Finale de Fed Cup : Ashleigh Barty est-elle la numéro 1 mondiale la plus sous-cotée de l’histoire ?
TENNIS•L'Australienne, adversaire principale des Bleues ce week-end à Perth, écrabouille le circuit féminin à la surprise générale ces derniers moisMaxime Ducher
Un chéquos de 4,4 millions d’euros après sa victoire au Masters de fin d’année du circuit féminin et deux milliers de points d’avance sur la deuxième joueuse mondiale au classement WTA. Pas dégueu pour une joueuse de cricket. On force le trait, mais voilà à peu près l’évolution hallucinante en un peu plus de trois ans d’Ashleigh Barty, l’épouvantail australien que vont devoir se coltiner les Bleues en finale de Fed Cup à partir de vendredi.
Passée par le cricket
La trajectoire de la joueuse de 23 ans ne ressemble à aucune autre. Alors qu’elle n’arrive pas à faire décoller une carrière souffreteuse en simple, malgré un Wimbledon gagné chez les juniors à 15 ans, Ashleigh Barty décide, en 2014, de plaquer le tennis pour tester le cricket, ce sport bizarre qui n’intéresse que les peuples qui ont un jour été colonisés par l’Angleterre. Deux ans à apprendre la vie aux joueuses du Brisbane, et puis l’envie soudaine de revenir sur les courts de tennis, en 2016.
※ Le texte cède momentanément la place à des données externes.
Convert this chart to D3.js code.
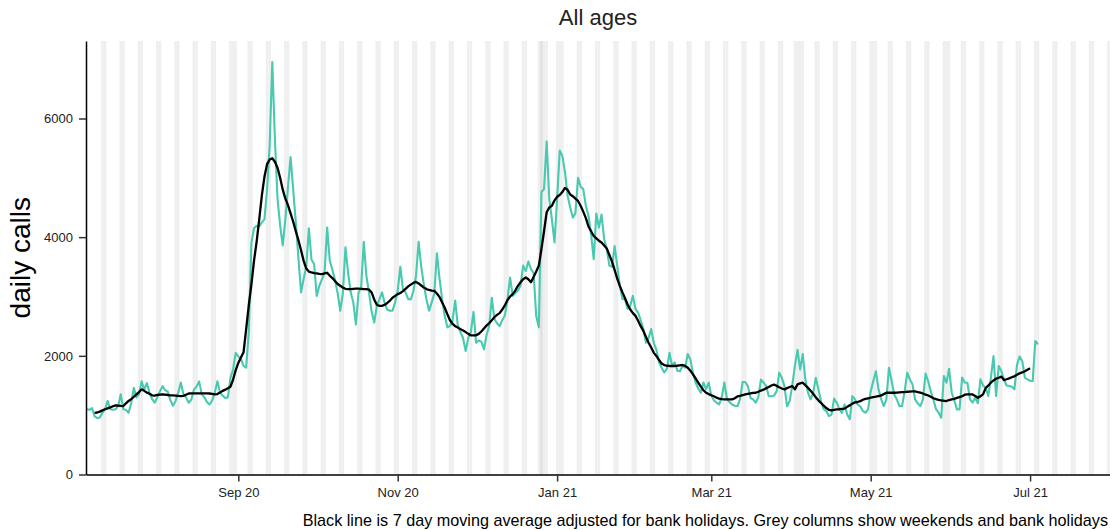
<!DOCTYPE html>
<html>
<head>
<meta charset="utf-8">
<script src="https://cdn.jsdelivr.net/npm/d3@7"></script>
<style>
  body { margin: 0; background: #fff; }
  text { font-family: "Liberation Sans", Arial, sans-serif; }
</style>
</head>
<body>
<div id="chart"></div>
<script>
// daily calls, one value per day starting 5 Jul 2020
var callsStart = "2020-07-05";
var dailyCalls = [
  1100, 1090, 1120, 980, 950, 960, 1040,
  1100, 1240, 1100, 1090, 1100, 1150, 1350,
  1100, 1090, 1040, 1200, 1460, 1300, 1350,
  1570, 1430, 1540, 1380, 1270, 1210, 1300,
  1400, 1490, 1420, 1400, 1250, 1160, 1240,
  1380, 1550, 1350, 1300, 1210, 1260, 1430,
  1480, 1570, 1350, 1300, 1220, 1180, 1250,
  1380, 1570, 1380, 1330, 1290, 1300, 1630,
  1770, 2050, 1990, 1950, 1830, 1800, 2400,
  3900, 4150, 4190, 4180, 4250, 4300, 4800,
  5550, 6950, 5650, 4650, 4200, 3860, 4300,
  4850, 5350, 4800, 4250, 3650, 3070, 3300,
  3500, 4150, 3620, 3550, 3010, 3180, 3290,
  3400, 4160, 3600, 3450, 3280, 3060, 2760,
  3050, 3830, 3400, 3070, 2900, 2530, 3060,
  3150, 3920, 3350, 3070, 2750, 2560, 2840,
  2950, 3070, 2890, 2780, 2760, 2760, 2900,
  3100, 3500, 3120, 3070, 2960, 2950, 3090,
  3350, 3920, 3500, 3200, 2950, 2760, 2900,
  3050, 3730, 3300, 2950, 2670, 2480, 2500,
  2600, 2930, 2500, 2400, 2300, 2080, 2300,
  2400, 2740, 2220, 2260, 2240, 2110, 2350,
  2500, 2980, 2620, 2550, 2500, 2600, 2680,
  2950, 3320, 3010, 3060, 3100, 3180, 3520,
  3430, 3590, 3460, 3400, 2670, 2480, 4760,
  4810, 5610, 4640, 4300, 3910, 4650, 5460,
  5370, 5100, 4700, 4500, 4330, 4400, 5000,
  4850, 4810, 4530, 4360, 4050, 3630, 4400,
  4160, 4380, 3970, 3800, 3520, 3500, 3850,
  3520, 3180, 2960, 2950, 2790, 2850, 3010,
  2790, 2730, 2600, 2450, 2220, 2300, 2450,
  2220, 2100, 1890, 1800, 1720, 1780, 2050,
  1830, 1890, 1750, 1740, 1830, 1800, 2030,
  1940, 1700, 1550, 1450, 1380, 1550, 1440,
  1550, 1330, 1250, 1210, 1180, 1300, 1550,
  1270, 1220, 1180, 1160, 1150, 1270, 1560,
  1560, 1490, 1290, 1266, 1210, 1300, 1600,
  1550, 1490, 1320, 1320, 1330, 1400, 1716,
  1630, 1490, 1150, 1240, 1500, 1830, 2100,
  1770, 2030, 1600, 1380, 1266, 1380, 1630,
  1435, 1230, 1100, 1070, 985, 1010, 1280,
  1210, 1100, 1040, 1180, 1013, 930, 1320,
  1266, 1180, 1150, 1070, 1041, 1097, 1400,
  1575, 1740, 1435, 1270, 1153, 1266, 1800,
  1580, 1350, 1266, 1153, 1153, 1400, 1716,
  1600, 1519, 1266, 1200, 1153, 1266, 1700,
  1570, 1400, 1266, 1100, 1041, 957, 1660,
  1547, 1783, 1378, 1250, 1097, 1097, 1632,
  1550, 1547, 1266, 1210, 1294, 1200, 1604,
  1500, 1463, 1322, 1632, 1997, 1322, 1829,
  1744, 1600, 1500, 1491, 1480, 1435, 1850,
  1990, 1913, 1632, 1604, 1580, 1575, 2251,
  2195
];

// 7 day moving average, one value per day starting 8 Jul 2020
var avgStart = "2020-07-08";
var movingAvg = [
  1040, 1045, 1060, 1080, 1100, 1115, 1130, 1150, 1165, 1160,
  1155, 1153, 1200, 1240, 1270, 1310, 1350, 1390, 1435, 1410,
  1380, 1360, 1335, 1330, 1340, 1345, 1350, 1345, 1340, 1335,
  1333, 1330, 1325, 1322, 1325, 1345, 1365, 1367, 1367, 1367,
  1367, 1367, 1367, 1367, 1365, 1360, 1352, 1355, 1380, 1410,
  1430, 1455, 1480, 1600, 1760, 1880, 1970, 2060, 2450, 2850,
  3200, 3600, 3920, 4300, 4700, 5020, 5230, 5310, 5330, 5270,
  5170, 5000, 4800, 4650, 4540, 4400, 4260, 4100, 3950, 3780,
  3600, 3470, 3420, 3405, 3395, 3390, 3380, 3378, 3390, 3400,
  3350, 3310, 3260, 3210, 3180, 3150, 3130, 3123, 3125, 3130,
  3134, 3134, 3130, 3125, 3123, 3115, 3070, 2950, 2860, 2842,
  2842, 2860, 2890, 2930, 2980, 3010, 3040, 3060, 3090, 3130,
  3170, 3200, 3230, 3246, 3220, 3185, 3150, 3125, 3110, 3100,
  3094, 3050, 2990, 2900, 2810, 2700, 2600, 2540, 2500, 2476,
  2450, 2425, 2400, 2370, 2346, 2346, 2346, 2370, 2410, 2460,
  2510, 2550, 2600, 2650, 2690, 2720, 2780, 2850, 2940, 3000,
  3040, 3100, 3180, 3240, 3290, 3320, 3290, 3240, 3330, 3420,
  3520, 3800, 4100, 4420, 4500, 4530, 4620, 4680, 4710, 4760,
  4830, 4800, 4720, 4690, 4650, 4610, 4530, 4430, 4320, 4180,
  4100, 4020, 3980, 3940, 3910, 3860, 3810, 3700, 3590, 3450,
  3300, 3180, 3070, 2970, 2860, 2780, 2720, 2673, 2590, 2500,
  2420, 2320, 2220, 2140, 2050, 1997, 1930, 1870, 1845, 1833,
  1829, 1829, 1829, 1833, 1840, 1846, 1830, 1800, 1750, 1688,
  1620, 1550, 1480, 1420, 1378, 1355, 1335, 1318, 1295, 1277,
  1270, 1266, 1266, 1266, 1266, 1285, 1315, 1325, 1338, 1350,
  1360, 1368, 1375, 1378, 1395, 1415, 1430, 1455, 1475, 1500,
  1515, 1495, 1470, 1450, 1435, 1455, 1475, 1490, 1435, 1519,
  1535, 1547, 1505, 1460, 1410, 1360, 1300, 1250, 1205, 1160,
  1120, 1090, 1080, 1090, 1097, 1100, 1105, 1110, 1140, 1165,
  1195, 1215, 1222, 1235, 1260, 1275, 1285, 1294, 1305, 1311,
  1322, 1333, 1355, 1378, 1378, 1378, 1378, 1380, 1385, 1388,
  1390, 1395, 1398, 1401, 1400, 1390, 1380, 1365, 1345, 1333,
  1310, 1285, 1270, 1258, 1249, 1243, 1238, 1255, 1266, 1275,
  1290, 1305, 1320, 1345, 1350, 1350, 1350, 1325, 1294, 1320,
  1350, 1455, 1500, 1547, 1585, 1615, 1630, 1649, 1592, 1605,
  1620, 1640, 1655, 1680, 1705, 1720, 1740, 1765, 1789
];

var bankHolidays = ["2020-08-31", "2020-12-25", "2020-12-26", "2020-12-28",
  "2021-01-01", "2021-04-02", "2021-04-05", "2021-05-03", "2021-05-31"];
var shadeFrom = "2020-07-06";
var shadeTo = "2021-08-01";

var xTicks = ["2020-09-01", "2020-11-01", "2021-01-01", "2021-03-01", "2021-05-01", "2021-07-01"];
var yTicks = [0, 2000, 4000, 6000];

var parse = d3.utcParse("%Y-%m-%d");

var width = 1110;
var height = 530;
var margin = { left: 86, right: 1110, top: 41, bottom: 474.5 };

var svg = d3.select("#chart")
  .append("svg")
  .attr("width", width)
  .attr("height", height);

var x = d3.scaleUtc()
  .domain([Date.UTC(2020, 6, 4, 17), Date.UTC(2021, 6, 31, 14)])
  .range([margin.left, margin.right]);

var y = d3.scaleLinear()
  .domain([0, 7306])
  .range([margin.bottom, margin.top]);

// grey columns: weekends, then bank holidays
var weekendDays = d3.utcDay.range(parse(shadeFrom), parse(shadeTo)).filter(function (d) {
  return d.getUTCDay() === 0 || d.getUTCDay() === 6;
});

function column(fill) {
  return function (sel) {
    sel.attr("x", function (d) { return x(d3.utcHour.offset(d, -12)); })
      .attr("width", function (d) { return x(d3.utcHour.offset(d, 12)) - x(d3.utcHour.offset(d, -12)); })
      .attr("y", margin.top)
      .attr("height", margin.bottom - margin.top)
      .style("fill", fill);
  };
}

svg.append("g")
  .selectAll("rect")
  .data(weekendDays)
  .enter()
  .append("rect")
  .call(column("#efefef"));

svg.append("g")
  .selectAll("rect")
  .data(bankHolidays.map(parse))
  .enter()
  .append("rect")
  .call(column("#000"))
  .style("fill-opacity", 0.06);

function series(start, values) {
  var s = parse(start);
  return values.map(function (v, i) {
    return { date: d3.utcDay.offset(s, i), value: v };
  });
}

var line = d3.line()
  .x(function (d) { return x(d.date); })
  .y(function (d) { return y(d.value); });

svg.append("path")
  .datum(series(callsStart, dailyCalls))
  .attr("d", line)
  .style("fill", "none")
  .style("stroke", "#48c9b0")
  .style("stroke-width", 2.1)
  .style("stroke-linejoin", "round");

svg.append("path")
  .datum(series(avgStart, movingAvg))
  .attr("d", line)
  .style("fill", "none")
  .style("stroke", "#000")
  .style("stroke-width", 2.3)
  .style("stroke-linejoin", "round");

// axes
svg.append("g")
  .attr("transform", "translate(0," + margin.bottom + ")")
  .call(d3.axisBottom(x)
    .tickValues(xTicks.map(parse))
    .tickFormat(d3.utcFormat("%b %y"))
    .tickSize(7)
    .tickSizeOuter(0)
    .tickPadding(6));

svg.append("g")
  .attr("transform", "translate(" + margin.left + ",0)")
  .call(d3.axisLeft(y)
    .tickValues(yTicks)
    .tickFormat(d3.format("d"))
    .tickSize(7)
    .tickSizeOuter(0)
    .tickPadding(6));

svg.selectAll(".domain")
  .style("stroke", "#000")
  .style("stroke-width", 1.5);
svg.selectAll(".tick line")
  .style("stroke", "#333")
  .style("stroke-width", 1.5);
svg.selectAll(".tick text")
  .style("font-size", "13px")
  .style("fill", "#222");

svg.append("text")
  .attr("x", (margin.left + margin.right) / 2)
  .attr("y", 25)
  .attr("text-anchor", "middle")
  .style("font-size", "22px")
  .style("fill", "#222")
  .text("All ages");

svg.append("text")
  .attr("transform", "translate(30," + (margin.top + margin.bottom) / 2 + ") rotate(-90)")
  .attr("text-anchor", "middle")
  .style("font-size", "28px")
  .style("fill", "#000")
  .text("daily calls");

svg.append("text")
  .attr("x", 1108)
  .attr("y", 526)
  .attr("text-anchor", "end")
  .style("font-size", "16.2px")
  .style("fill", "#000")
  .text("Black line is 7 day moving average adjusted for bank holidays. Grey columns show weekends and bank holidays");
</script>
</body>
</html>
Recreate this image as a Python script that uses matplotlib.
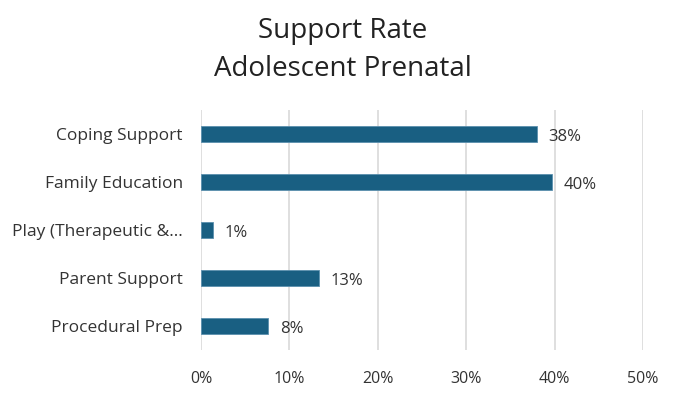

« Elle ne s’était pas entraînée pendant deux ans. Elle avait un peu perdu de son tennis, mais il ne lui a pas fallu longtemps pour que ça revienne. Le plus grand chantier c’était de retrouver son niveau physique », se remémorait son coach Craig Tyzzer dans L’Equipe après le succès de sa protégée lors du dernier Roland-Garros. Car oui, la petite (1,65m) australienne a gravi les marches quatre à quatre depuis son retour, jusqu’à cette brillante année 2019 que pas grand monde n’avait vu venir.
Il n’empêche. Elle a beau être dans la forme de sa vie, Barty, avec son jeu très complet mais sans énorme point fort, ne renvoie pas non plus l’image d’une fille injouable qui écrase tout sur son passage. C’est ce que semble penser le capitaine des Bleues Julien Benneteau, en tout cas.
« « On a des filles qui l’ont battue dans l’équipe [Mladenovic en 2019, Garcia en 2017, et même Cornet 2014]. Quand on est joueur, ça reste. Même si ce sont des conditions différentes, ça reste. On va pouvoir s’appuyer sur ça, en discuter ensemble pour faire les meilleurs choix possibles. » »
Entre les mots du capitaine, un sentiment partagé sur le circuit féminin : à la différence de beaucoup de joueuses qui l’ont précédée en coup de vent à la première place depuis que Serena vieillit, Barty renvoie l’image d’une joueuse lambda, en lien direct avec la discrétion qu'elle dégage hors terrain. Elle ne sort de sa réserve que pour un seul sujet. Son engagement auprès de la communauté aborigène, dont elle est originaire par son père. Engagement qui en a fait une star dans son pays.
Ambassadrice de la cause aborigène
« Elle est passionnée par son rôle d’ambassadrice, elle le prend vraiment au sérieux et elle s’y met à fond, se réjouit Kieren Gibbs, membre du Réseau indigène du Sud-Ouest australien (SWIN), qui a côtoyé Barty à quelques reprises. Elle veut sensibiliser à la cause indigène et en faire encore plus dans le futur. » Les journalistes présents Porte d’Auteuil il y a quelques mois ont d’ailleurs bien compris l’importance de cette cause pour la championne. Chaque conférence de presse était l’occasion de glisser un mot sur ses racines. « Ashleigh est une idole pour tous les Australiens, reprend Kieren Gibbs. Les enfants indigènes vont pouvoir grandir en l’admirant. On ne pensait pas avoir une ambassadrice à un aussi haut niveau sportif. Les indigènes n’auraient jamais pu s’imaginer que quelqu’un de leur communauté puisse un jour dominer le tennis mondial. »
En attendant de savoir si cette domination peut durer un peu plus longtemps que six bons mois, Barty a quand même bien la tête de la joueuse qui va coller 2 et 2 à nos Françaises ce week-end. L’ancienne joueuse de Fed Cup Sarah Pitkowski en est convaincue, « les chances de la battre sont très minces. Si une des Françaises y parvient, ce sera miraculeux. Barty a un niveau de jeu et un état de forme bien supérieurs à celui des Françaises. Seules la pression de jouer chez elle et la fatigue pourraient la faire perdre ». On y croit moyennement.